OpenStreetMap defines map features by tags. Each tag has 2 elements: the key and the value. The key is used to describe a topic, category, or type of feature and the value describes the specific form of the key-specified feature. In our filter above, the tag "highway" = 'cycleway' is formed by the key "highway" and the value 'cycleway', which means that the map feature is a road for bicycles. More details on how OpenStreetMap is build can be found in the OSM wiki.
There is a number of tags considered in OSM road data that gives important indication related to the road condition. These are:
- Key:smoothness with 8 possible values: excellent, good, intermediate, bad, very_bad, horrible, very_horrible, impassable. According to the OSM community, in developing countries, the HDM model is using some values of smoothness to help define road quality. The HDM stands for Highway Development and Management (HDM-4) and it represents the World Bank tool for the management of roads network, particularly in developing countries.
- Key: surface
- Tag: tracktype with a gradual variation from grade1 - solid to grade5 - soft.
Considering the East Africa Tagging Guidelines, there is an emphasis in using surface=* with the generic separation of surface=paved for sealed roads and surface=unpaved for the others. Analyzing the available data for the area of interest, the Tabora county of Tanzania, we can identify that for a number of road segments, we have road quality particular tags identified. We can see that in the other_tags column. Looking at the structure of the attributes registered in this column, we observe a number of things:
- The tags (key+value) are separated by comma;
- The keys are separated by their values through "=>" ;
- Tags are not necessarily in the same order;
- Not all tags that are relevant for our exercise are registered.
To simplify the processing steps, we will break the other_tags column into one column per tag. We will do this using an external solution, LibreOffice. The file containing the attributes for each segment is the .dbf file (dBase file) which can be opened and manipulated by tabular data solutions as well. It is advisable though that any change on the file to be done with caution, as it can corrupt the file, and thus make it unusable.
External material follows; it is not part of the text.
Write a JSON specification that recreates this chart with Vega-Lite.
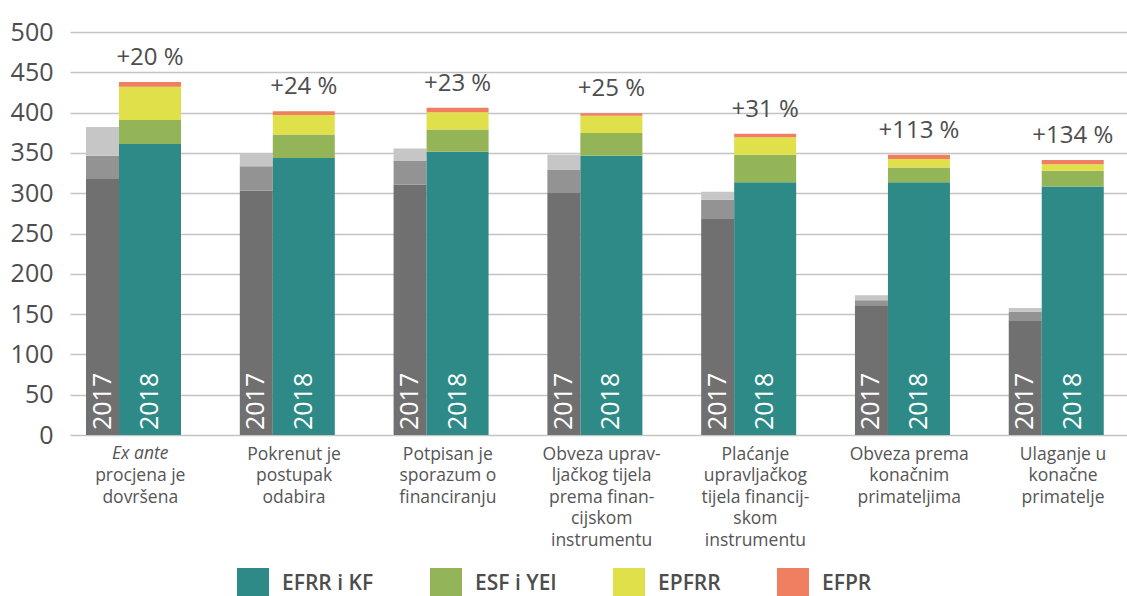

-->open .dbf file using LibreOffice --> Text to column by separator comma
Next, we create one column for each road condition key available: surface, smoothness and tracktype with the values specific for each road segment. Afterwards, we populate the three new columns (surface, smoothness and tracktype) with the specific value for each road segment. For this, we will use the Field Calculator of QGIS introducing the following expression:
CASE WHEN "other_tags" LIKE '%surface%' THEN regexp_replace ("other_tags", 'surface"=>"', ) ELSE surface END
Other_tags - column from where we take the attribute value, and will be subsequently replaced by columns Tag1, Tag2 and so on for each of the three columns.
Surface - is the key name we are looking for in the attribute list.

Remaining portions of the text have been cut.